Although hardware wallets are considered the gold standard in cryptocurrency cold storage, they are only truly secure when used correctly, and must not have passed through a third-party before reaching your hands.
Unfortunately, one of the most common methods to compromise the security of a hardware wallet is through what is known as a ‘man in the middle’ attack. In essence, this essentially means that what would otherwise be a perfectly secure hardware wallet is first intercepted or modified somewhere along the supply chain before reaching its intended owner.
When intercepted, the attacker would apply an exploit, or otherwise subvert the security of the device in a variety of ways — many of which prey on customer’s lack of awareness regarding proper security protocols.
If you have just got our hands on a Ledger Nano S, we recommend performing the following checks before trusting it with your funds.
Check for Tampering
When receiving your Ledger Nano S, you should automatically notice that the package does not come with a security seal, or tamper-proof sticker, but is instead simply wrapped in cellophane.
Because Ledger is confident in the security of their device, it was decided that these superficial security practices were not necessary, since the Ledger device itself is secure by design. However, while though there are no known ways to compromise the Ledger secure chip, it is a good idea to check that your Ledger device has not been structurally compromised.
To do so, check whether the device appears to have been disassembled. If there is evidence that the casing has been pried open or modified in any way, we do not recommend using the device, since there is always the chance that a new exploit could have been found.
Beyond this, if you did not purchase your device from an authorized Ledger reseller, there is a chance that you could be shipped a counterfeit device, and will need to proceed to perform an authenticity check below.

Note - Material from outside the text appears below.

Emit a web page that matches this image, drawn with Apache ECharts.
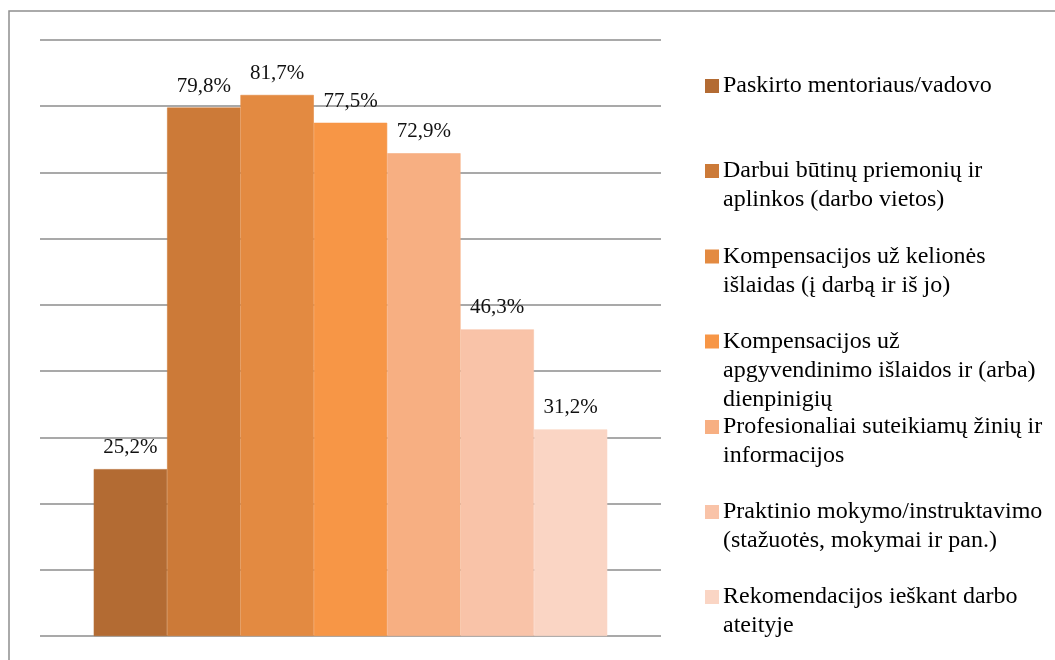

Verify the Device Authenticity
One of the surest ways to verify whether your Ledger Nano S has been tampered with is by performing a hardware authenticity check.
When Ledger devices are created, they are built with a secret key that can be used to verify its authenticity, allowing it to interact with Ledger applications, whereas counterfeit devices will fail this check.
To verify whether your device is authentic, simply connect it to your computer using an official Ledger USB cable, load up Ledger live, and attempt to connect to Ledger manager. If you are able to successfully connect to Ledger manager with your device, then there is a very good chance that it is genuine, and it should be safe to use.
Ensure the Device is Unused
As of writing, there are no known attack vectors that can successfully exploit an unused Ledger wallet. However, there are known examples of Ledger devices being intercepted on the way to the recipient, with a pre-generated seed phrase and password being supplied with the device.
Of course, since the seed phrase allows you to recover your wallet should you ever lose your device, this also means that the person who intercepted the device to generate this code can also do so. Normally, the attacker would supply the defective device, wait a certain amount of time until the new owner generates a sizeable portfolio, before using the seed to steal their funds.
If your device comes with a pre-generated recovery code, or prompts you to enter a password when connecting the device for the first time, then it is very likely that your device has compromised. If you’re sure the device is an authentic Ledger device, it should be safe to simply enter the wrong password three times to reset the device, before setting it up again to generate a new seed phrase using this tutorial.